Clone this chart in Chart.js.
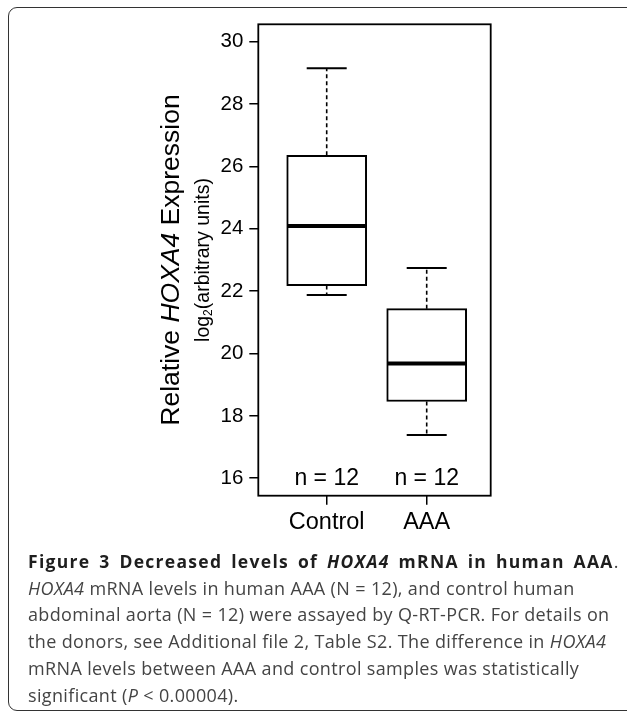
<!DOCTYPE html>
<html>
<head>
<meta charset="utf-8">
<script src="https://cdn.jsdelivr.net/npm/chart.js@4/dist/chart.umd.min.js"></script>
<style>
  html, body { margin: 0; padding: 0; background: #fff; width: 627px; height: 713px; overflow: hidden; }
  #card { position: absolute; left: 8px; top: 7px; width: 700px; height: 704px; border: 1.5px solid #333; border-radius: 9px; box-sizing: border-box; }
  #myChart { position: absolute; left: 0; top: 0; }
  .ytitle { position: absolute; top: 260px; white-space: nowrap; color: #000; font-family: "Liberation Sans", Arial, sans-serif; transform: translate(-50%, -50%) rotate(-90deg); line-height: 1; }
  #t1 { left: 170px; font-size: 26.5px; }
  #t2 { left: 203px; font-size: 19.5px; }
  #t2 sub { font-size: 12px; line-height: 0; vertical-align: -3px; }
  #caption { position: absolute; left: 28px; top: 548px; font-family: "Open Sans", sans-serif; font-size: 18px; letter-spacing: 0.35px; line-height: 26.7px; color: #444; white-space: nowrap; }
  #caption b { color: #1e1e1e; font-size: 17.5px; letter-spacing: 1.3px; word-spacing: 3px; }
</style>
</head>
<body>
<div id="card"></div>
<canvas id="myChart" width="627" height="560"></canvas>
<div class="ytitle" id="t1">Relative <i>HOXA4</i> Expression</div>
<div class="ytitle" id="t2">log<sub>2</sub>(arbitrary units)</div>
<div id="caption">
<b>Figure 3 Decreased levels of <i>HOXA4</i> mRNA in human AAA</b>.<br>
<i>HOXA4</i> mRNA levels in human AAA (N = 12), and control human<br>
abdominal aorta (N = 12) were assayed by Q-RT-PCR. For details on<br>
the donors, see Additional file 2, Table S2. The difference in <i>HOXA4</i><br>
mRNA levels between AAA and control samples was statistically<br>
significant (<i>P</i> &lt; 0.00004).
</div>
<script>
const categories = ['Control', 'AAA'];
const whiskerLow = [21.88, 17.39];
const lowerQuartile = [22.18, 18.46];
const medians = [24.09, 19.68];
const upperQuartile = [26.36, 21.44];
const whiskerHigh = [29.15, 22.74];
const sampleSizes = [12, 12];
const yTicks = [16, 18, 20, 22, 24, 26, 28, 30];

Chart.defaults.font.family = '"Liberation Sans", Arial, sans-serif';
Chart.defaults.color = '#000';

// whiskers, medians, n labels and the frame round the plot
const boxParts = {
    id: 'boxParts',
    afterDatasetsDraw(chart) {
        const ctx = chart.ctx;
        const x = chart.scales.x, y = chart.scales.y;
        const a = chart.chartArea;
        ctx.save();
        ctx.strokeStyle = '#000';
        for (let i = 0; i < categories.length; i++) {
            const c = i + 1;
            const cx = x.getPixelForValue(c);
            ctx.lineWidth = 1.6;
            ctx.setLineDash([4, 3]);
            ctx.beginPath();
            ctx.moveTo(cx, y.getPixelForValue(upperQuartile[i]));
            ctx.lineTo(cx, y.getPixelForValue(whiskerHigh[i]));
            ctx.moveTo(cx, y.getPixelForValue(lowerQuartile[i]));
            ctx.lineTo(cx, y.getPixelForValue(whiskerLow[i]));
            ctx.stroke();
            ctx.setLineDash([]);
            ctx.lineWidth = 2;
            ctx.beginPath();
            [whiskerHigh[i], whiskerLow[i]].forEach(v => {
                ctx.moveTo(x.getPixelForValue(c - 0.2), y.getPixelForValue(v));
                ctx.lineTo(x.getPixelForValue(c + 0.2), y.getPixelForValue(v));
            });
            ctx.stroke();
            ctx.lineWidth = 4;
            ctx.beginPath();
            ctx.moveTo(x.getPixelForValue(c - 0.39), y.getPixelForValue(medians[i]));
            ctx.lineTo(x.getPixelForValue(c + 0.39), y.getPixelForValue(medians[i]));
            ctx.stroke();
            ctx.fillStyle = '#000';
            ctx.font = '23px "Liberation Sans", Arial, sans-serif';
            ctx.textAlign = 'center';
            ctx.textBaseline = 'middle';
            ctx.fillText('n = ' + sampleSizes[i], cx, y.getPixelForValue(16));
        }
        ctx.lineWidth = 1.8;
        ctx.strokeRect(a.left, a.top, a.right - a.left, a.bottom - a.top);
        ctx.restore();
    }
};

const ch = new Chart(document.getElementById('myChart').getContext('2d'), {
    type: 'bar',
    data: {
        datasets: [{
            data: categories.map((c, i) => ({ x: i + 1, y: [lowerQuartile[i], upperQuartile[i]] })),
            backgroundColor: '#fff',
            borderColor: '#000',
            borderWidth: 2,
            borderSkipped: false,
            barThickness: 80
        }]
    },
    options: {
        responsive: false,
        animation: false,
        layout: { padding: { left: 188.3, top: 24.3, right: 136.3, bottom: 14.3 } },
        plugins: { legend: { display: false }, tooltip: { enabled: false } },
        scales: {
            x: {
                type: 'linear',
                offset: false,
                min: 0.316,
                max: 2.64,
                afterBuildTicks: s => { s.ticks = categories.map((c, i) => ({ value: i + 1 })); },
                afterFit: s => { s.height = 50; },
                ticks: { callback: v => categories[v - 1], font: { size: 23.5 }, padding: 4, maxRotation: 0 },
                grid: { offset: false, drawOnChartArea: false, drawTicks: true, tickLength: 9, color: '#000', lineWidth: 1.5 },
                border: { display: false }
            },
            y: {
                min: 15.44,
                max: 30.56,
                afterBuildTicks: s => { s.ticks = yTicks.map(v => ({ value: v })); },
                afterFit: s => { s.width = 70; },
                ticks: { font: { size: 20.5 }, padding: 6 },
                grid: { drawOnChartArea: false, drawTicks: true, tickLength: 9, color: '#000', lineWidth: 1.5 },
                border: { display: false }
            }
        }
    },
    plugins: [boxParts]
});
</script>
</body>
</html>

**Task requirements:** Copy the data exactly. Any picture it contains is to be omitted.

**Exercise solution:**
Clone this chart in Chart.js.
<!DOCTYPE html>
<html>
<head>
<meta charset="utf-8">
<script src="https://cdn.jsdelivr.net/npm/chart.js@4/dist/chart.umd.min.js"></script>
<style>
  html, body { margin: 0; padding: 0; background: #fff; width: 627px; height: 713px; overflow: hidden; }
  #card { position: absolute; left: 8px; top: 7px; width: 700px; height: 704px; border: 1.5px solid #333; border-radius: 9px; box-sizing: border-box; }
  #myChart { position: absolute; left: 0; top: 0; }
  .ytitle { position: absolute; top: 260px; white-space: nowrap; color: #000; font-family: "Liberation Sans", Arial, sans-serif; transform: translate(-50%, -50%) rotate(-90deg); line-height: 1; }
  #t1 { left: 170px; font-size: 26.5px; }
  #t2 { left: 203px; font-size: 19.5px; }
  #t2 sub { font-size: 12px; line-height: 0; vertical-align: -3px; }
  #caption { position: absolute; left: 28px; top: 548px; font-family: "Open Sans", sans-serif; font-size: 18px; letter-spacing: 0.35px; line-height: 26.7px; color: #444; white-space: nowrap; }
  #caption b { color: #1e1e1e; font-size: 17.5px; letter-spacing: 1.3px; word-spacing: 3px; }
</style>
</head>
<body>
<div id="card"></div>
<canvas id="myChart" width="627" height="560"></canvas>
<div class="ytitle" id="t1">Relative <i>HOXA4</i> Expression</div>
<div class="ytitle" id="t2">log<sub>2</sub>(arbitrary units)</div>
<div id="caption">
<b>Figure 3 Decreased levels of <i>HOXA4</i> mRNA in human AAA</b>.<br>
<i>HOXA4</i> mRNA levels in human AAA (N = 12), and control human<br>
abdominal aorta (N = 12) were assayed by Q-RT-PCR. For details on<br>
the donors, see Additional file 2, Table S2. The difference in <i>HOXA4</i><br>
mRNA levels between AAA and control samples was statistically<br>
significant (<i>P</i> &lt; 0.00004).
</div>
<script>
const categories = ['Control', 'AAA'];
const whiskerLow = [21.88, 17.39];
const lowerQuartile = [22.18, 18.46];
const medians = [24.09, 19.68];
const upperQuartile = [26.36, 21.44];
const whiskerHigh = [29.15, 22.74];
const sampleSizes = [12, 12];
const yTicks = [16, 18, 20, 22, 24, 26, 28, 30];

Chart.defaults.font.family = '"Liberation Sans", Arial, sans-serif';
Chart.defaults.color = '#000';

// whiskers, medians, n labels and the frame round the plot
const boxParts = {
    id: 'boxParts',
    afterDatasetsDraw(chart) {
        const ctx = chart.ctx;
        const x = chart.scales.x, y = chart.scales.y;
        const a = chart.chartArea;
        ctx.save();
        ctx.strokeStyle = '#000';
        for (let i = 0; i < categories.length; i++) {
            const c = i + 1;
            const cx = x.getPixelForValue(c);
            ctx.lineWidth = 1.6;
            ctx.setLineDash([4, 3]);
            ctx.beginPath();
            ctx.moveTo(cx, y.getPixelForValue(upperQuartile[i]));
            ctx.lineTo(cx, y.getPixelForValue(whiskerHigh[i]));
            ctx.moveTo(cx, y.getPixelForValue(lowerQuartile[i]));
            ctx.lineTo(cx, y.getPixelForValue(whiskerLow[i]));
            ctx.stroke();
            ctx.setLineDash([]);
            ctx.lineWidth = 2;
            ctx.beginPath();
            [whiskerHigh[i], whiskerLow[i]].forEach(v => {
                ctx.moveTo(x.getPixelForValue(c - 0.2), y.getPixelForValue(v));
                ctx.lineTo(x.getPixelForValue(c + 0.2), y.getPixelForValue(v));
            });
            ctx.stroke();
            ctx.lineWidth = 4;
            ctx.beginPath();
            ctx.moveTo(x.getPixelForValue(c - 0.39), y.getPixelForValue(medians[i]));
            ctx.lineTo(x.getPixelForValue(c + 0.39), y.getPixelForValue(medians[i]));
            ctx.stroke();
            ctx.fillStyle = '#000';
            ctx.font = '23px "Liberation Sans", Arial, sans-serif';
            ctx.textAlign = 'center';
            ctx.textBaseline = 'middle';
            ctx.fillText('n = ' + sampleSizes[i], cx, y.getPixelForValue(16));
        }
        ctx.lineWidth = 1.8;
        ctx.strokeRect(a.left, a.top, a.right - a.left, a.bottom - a.top);
        ctx.restore();
    }
};

const ch = new Chart(document.getElementById('myChart').getContext('2d'), {
    type: 'bar',
    data: {
        datasets: [{
            data: categories.map((c, i) => ({ x: i + 1, y: [lowerQuartile[i], upperQuartile[i]] })),
            backgroundColor: '#fff',
            borderColor: '#000',
            borderWidth: 2,
            borderSkipped: false,
            barThickness: 80
        }]
    },
    options: {
        responsive: false,
        animation: false,
        layout: { padding: { left: 188.3, top: 24.3, right: 136.3, bottom: 14.3 } },
        plugins: { legend: { display: false }, tooltip: { enabled: false } },
        scales: {
            x: {
                type: 'linear',
                offset: false,
                min: 0.316,
                max: 2.64,
                afterBuildTicks: s => { s.ticks = categories.map((c, i) => ({ value: i + 1 })); },
                afterFit: s => { s.height = 50; },
                ticks: { callback: v => categories[v - 1], font: { size: 23.5 }, padding: 4, maxRotation: 0 },
                grid: { offset: false, drawOnChartArea: false, drawTicks: true, tickLength: 9, color: '#000', lineWidth: 1.5 },
                border: { display: false }
            },
            y: {
                min: 15.44,
                max: 30.56,
                afterBuildTicks: s => { s.ticks = yTicks.map(v => ({ value: v })); },
                afterFit: s => { s.width = 70; },
                ticks: { font: { size: 20.5 }, padding: 6 },
                grid: { drawOnChartArea: false, drawTicks: true, tickLength: 9, color: '#000', lineWidth: 1.5 },
                border: { display: false }
            }
        }
    },
    plugins: [boxParts]
});
</script>
</body>
</html>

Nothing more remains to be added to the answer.